WORK INSTRUCTIONS: Check each line of the material below, and copy it if it holds the string "this".

RECORD EXCERPTS:
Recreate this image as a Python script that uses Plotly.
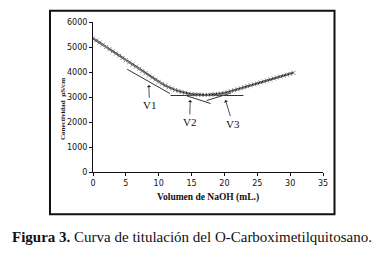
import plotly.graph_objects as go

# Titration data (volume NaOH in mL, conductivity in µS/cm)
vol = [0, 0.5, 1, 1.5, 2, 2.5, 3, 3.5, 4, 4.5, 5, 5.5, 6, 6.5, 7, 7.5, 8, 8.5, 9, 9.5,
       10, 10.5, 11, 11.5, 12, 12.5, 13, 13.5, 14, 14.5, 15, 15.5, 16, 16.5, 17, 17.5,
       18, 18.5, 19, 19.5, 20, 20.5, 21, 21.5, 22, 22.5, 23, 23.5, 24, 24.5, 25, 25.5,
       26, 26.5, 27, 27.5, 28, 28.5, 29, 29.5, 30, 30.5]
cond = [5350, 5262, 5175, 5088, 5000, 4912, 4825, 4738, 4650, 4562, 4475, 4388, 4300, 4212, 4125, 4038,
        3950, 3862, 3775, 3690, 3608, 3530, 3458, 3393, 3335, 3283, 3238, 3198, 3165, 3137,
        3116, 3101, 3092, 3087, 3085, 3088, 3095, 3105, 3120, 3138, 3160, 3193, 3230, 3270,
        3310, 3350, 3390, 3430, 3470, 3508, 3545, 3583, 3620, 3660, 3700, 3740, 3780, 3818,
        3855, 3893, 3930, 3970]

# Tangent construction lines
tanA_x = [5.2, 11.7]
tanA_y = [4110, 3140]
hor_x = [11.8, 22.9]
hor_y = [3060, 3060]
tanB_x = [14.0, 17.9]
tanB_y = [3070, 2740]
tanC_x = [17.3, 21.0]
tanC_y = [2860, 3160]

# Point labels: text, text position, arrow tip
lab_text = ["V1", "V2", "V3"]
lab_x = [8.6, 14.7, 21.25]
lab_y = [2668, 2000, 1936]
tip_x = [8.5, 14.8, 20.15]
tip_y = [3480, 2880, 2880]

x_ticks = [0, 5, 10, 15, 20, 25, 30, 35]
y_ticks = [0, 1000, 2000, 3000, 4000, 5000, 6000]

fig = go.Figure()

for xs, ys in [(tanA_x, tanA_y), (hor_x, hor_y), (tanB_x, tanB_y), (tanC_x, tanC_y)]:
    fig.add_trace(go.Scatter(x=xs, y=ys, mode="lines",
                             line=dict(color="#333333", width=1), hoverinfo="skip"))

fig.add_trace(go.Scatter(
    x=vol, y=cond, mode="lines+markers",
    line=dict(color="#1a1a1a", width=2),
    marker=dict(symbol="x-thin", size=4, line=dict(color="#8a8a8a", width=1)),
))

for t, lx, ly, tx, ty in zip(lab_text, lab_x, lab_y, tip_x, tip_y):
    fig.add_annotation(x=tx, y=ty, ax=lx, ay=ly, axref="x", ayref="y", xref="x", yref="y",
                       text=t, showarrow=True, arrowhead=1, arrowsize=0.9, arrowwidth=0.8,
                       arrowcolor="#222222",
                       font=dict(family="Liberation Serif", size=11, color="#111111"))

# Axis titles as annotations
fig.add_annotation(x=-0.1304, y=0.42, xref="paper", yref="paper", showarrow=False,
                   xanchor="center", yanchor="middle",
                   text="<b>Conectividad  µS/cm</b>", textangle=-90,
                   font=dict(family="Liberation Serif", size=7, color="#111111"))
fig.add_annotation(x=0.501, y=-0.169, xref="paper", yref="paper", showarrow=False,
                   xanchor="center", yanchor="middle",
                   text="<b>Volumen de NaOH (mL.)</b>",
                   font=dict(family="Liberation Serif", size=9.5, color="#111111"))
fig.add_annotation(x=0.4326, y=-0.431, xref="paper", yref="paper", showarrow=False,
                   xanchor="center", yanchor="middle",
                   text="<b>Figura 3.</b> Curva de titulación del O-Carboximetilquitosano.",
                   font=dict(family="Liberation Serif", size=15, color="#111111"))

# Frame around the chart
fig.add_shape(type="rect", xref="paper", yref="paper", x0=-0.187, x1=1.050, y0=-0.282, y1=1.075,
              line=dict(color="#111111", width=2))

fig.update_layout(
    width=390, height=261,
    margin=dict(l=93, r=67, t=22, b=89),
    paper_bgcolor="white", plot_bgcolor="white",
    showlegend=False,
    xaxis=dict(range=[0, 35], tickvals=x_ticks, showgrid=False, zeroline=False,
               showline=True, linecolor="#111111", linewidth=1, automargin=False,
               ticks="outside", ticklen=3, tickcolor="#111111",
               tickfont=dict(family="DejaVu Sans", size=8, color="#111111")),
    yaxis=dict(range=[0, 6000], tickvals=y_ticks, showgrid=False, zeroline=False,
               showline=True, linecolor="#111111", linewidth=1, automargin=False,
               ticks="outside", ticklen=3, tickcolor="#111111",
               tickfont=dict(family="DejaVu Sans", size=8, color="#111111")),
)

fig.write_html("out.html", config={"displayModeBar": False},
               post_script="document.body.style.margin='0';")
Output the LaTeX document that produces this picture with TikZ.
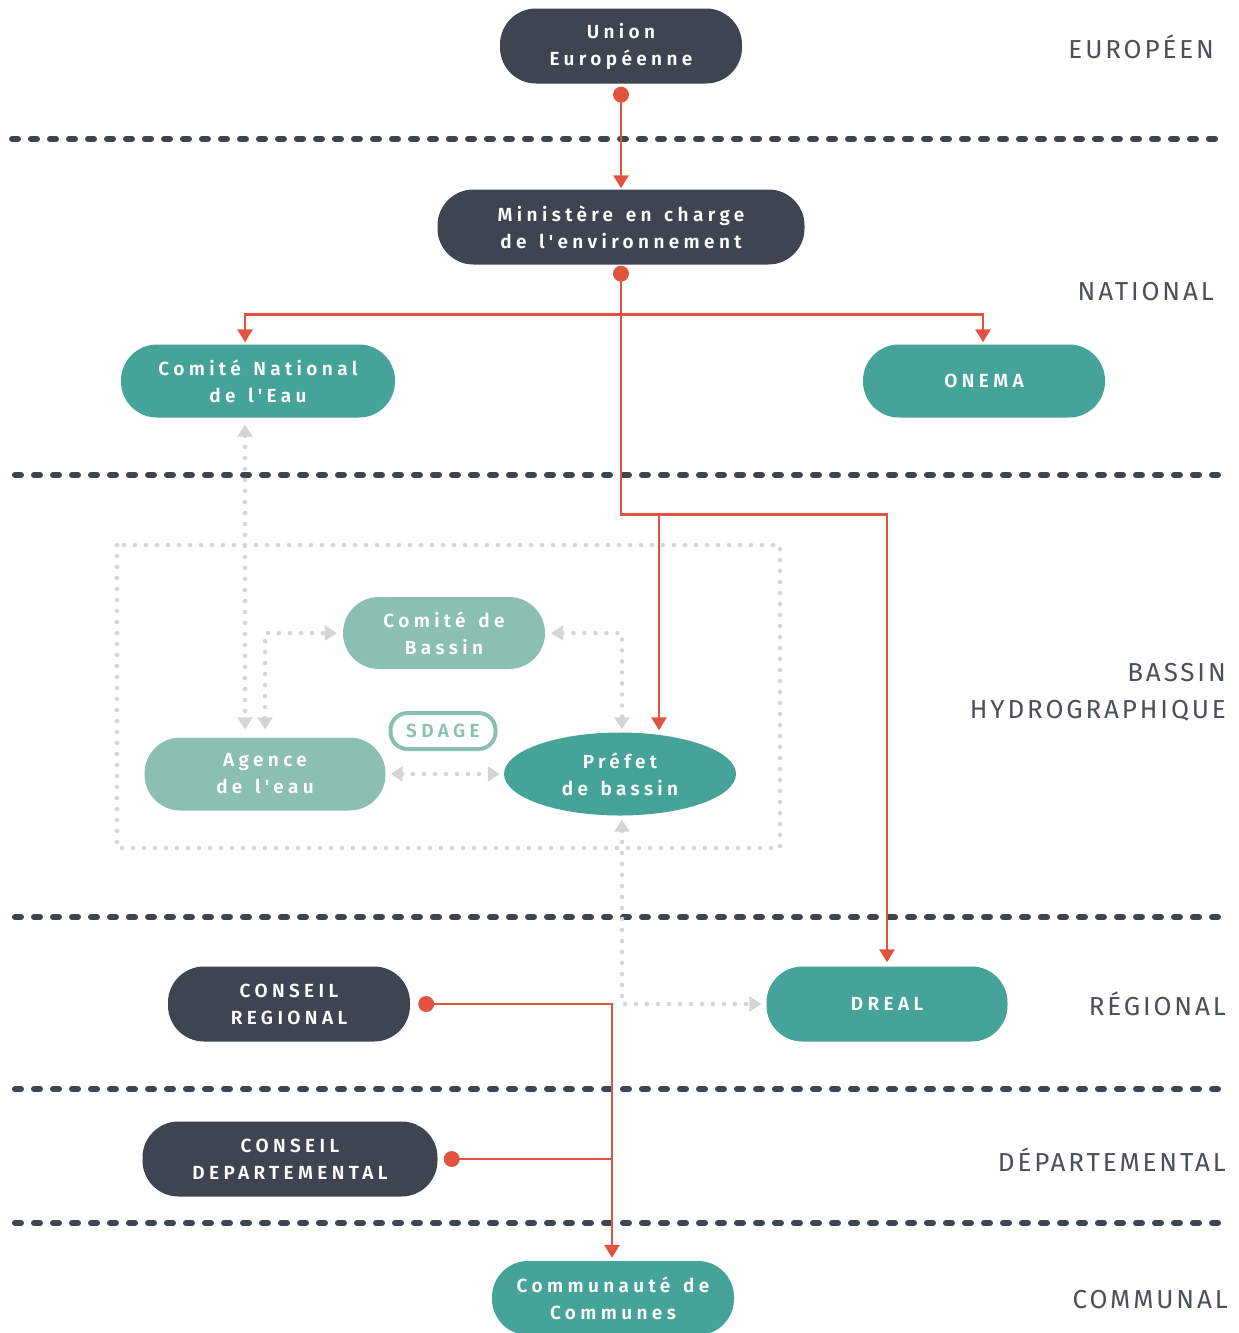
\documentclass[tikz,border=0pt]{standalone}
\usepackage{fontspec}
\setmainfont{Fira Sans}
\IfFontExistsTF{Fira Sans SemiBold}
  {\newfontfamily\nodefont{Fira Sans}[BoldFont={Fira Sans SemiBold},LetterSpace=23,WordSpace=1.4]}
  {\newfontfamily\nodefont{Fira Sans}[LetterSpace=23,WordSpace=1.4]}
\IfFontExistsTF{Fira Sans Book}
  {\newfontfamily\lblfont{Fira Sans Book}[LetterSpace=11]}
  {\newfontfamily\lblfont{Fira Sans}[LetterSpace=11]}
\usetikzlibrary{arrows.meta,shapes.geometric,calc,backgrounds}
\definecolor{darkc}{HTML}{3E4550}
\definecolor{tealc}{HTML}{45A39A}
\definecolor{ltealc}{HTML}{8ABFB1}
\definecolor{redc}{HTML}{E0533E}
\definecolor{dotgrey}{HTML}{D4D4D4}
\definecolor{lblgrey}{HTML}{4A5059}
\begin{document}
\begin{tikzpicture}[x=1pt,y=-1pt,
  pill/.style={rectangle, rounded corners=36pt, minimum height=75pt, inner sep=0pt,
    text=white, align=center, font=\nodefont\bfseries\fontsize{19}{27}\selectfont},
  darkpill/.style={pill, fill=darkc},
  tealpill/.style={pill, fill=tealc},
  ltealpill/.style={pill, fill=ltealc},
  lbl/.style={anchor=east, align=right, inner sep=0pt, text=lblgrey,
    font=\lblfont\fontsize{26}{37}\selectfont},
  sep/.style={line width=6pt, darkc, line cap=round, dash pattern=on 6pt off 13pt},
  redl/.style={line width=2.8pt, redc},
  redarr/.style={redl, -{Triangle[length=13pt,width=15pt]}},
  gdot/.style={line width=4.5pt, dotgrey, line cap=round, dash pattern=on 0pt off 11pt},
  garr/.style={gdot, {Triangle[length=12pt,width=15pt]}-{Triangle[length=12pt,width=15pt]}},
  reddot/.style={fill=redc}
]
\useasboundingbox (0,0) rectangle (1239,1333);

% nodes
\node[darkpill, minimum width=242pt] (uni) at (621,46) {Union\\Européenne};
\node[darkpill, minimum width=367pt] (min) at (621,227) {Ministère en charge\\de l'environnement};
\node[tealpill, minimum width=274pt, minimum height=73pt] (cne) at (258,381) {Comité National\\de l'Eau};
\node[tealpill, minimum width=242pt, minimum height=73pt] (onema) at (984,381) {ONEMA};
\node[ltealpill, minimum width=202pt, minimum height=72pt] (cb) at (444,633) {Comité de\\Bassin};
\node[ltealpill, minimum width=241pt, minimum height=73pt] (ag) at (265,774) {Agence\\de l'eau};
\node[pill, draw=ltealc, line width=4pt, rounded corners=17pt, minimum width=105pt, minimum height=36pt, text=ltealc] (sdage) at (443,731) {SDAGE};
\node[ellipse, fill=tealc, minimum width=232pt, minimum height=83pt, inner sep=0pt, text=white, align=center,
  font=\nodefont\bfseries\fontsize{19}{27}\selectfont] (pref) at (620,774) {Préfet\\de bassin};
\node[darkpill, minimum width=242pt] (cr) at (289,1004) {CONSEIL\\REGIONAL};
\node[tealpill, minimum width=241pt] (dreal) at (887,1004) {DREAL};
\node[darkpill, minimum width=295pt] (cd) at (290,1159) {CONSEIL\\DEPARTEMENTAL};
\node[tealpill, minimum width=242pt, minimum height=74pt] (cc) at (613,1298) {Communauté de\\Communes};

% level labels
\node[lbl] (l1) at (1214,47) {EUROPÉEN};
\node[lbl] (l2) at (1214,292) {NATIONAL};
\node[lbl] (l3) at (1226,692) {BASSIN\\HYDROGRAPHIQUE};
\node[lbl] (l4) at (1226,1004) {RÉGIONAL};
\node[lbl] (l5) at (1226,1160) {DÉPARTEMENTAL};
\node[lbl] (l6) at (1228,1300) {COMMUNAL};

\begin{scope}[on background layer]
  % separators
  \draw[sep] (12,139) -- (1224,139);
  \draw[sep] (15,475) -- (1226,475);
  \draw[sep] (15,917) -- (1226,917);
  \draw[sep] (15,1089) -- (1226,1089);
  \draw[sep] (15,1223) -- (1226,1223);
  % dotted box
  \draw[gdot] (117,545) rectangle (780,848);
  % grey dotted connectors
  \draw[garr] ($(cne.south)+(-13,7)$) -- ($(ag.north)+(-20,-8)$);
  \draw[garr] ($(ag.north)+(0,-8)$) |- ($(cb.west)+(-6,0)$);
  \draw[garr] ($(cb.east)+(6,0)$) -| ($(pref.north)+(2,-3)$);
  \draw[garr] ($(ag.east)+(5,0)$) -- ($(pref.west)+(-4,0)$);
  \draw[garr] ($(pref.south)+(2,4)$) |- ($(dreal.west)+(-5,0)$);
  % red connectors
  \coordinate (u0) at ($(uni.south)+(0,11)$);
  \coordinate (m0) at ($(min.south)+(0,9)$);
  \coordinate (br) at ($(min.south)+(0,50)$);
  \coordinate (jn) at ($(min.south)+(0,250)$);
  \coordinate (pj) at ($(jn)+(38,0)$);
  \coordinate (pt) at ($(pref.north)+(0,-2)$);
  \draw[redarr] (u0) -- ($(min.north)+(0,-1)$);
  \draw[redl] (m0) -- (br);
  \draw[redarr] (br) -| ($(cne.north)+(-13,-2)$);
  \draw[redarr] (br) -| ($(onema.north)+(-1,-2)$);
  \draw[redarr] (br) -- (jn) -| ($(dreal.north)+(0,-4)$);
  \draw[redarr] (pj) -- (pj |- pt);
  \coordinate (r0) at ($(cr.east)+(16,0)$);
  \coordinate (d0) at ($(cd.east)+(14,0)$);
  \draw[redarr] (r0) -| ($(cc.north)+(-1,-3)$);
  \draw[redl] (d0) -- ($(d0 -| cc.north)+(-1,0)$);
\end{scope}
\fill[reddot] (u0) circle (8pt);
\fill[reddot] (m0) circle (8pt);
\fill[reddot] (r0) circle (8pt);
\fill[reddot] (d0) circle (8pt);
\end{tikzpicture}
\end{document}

ANSWER TO THE PROBLEM:
Recreate this image as a Python script that uses Plotly.
Output the LaTeX document that produces this picture with TikZ.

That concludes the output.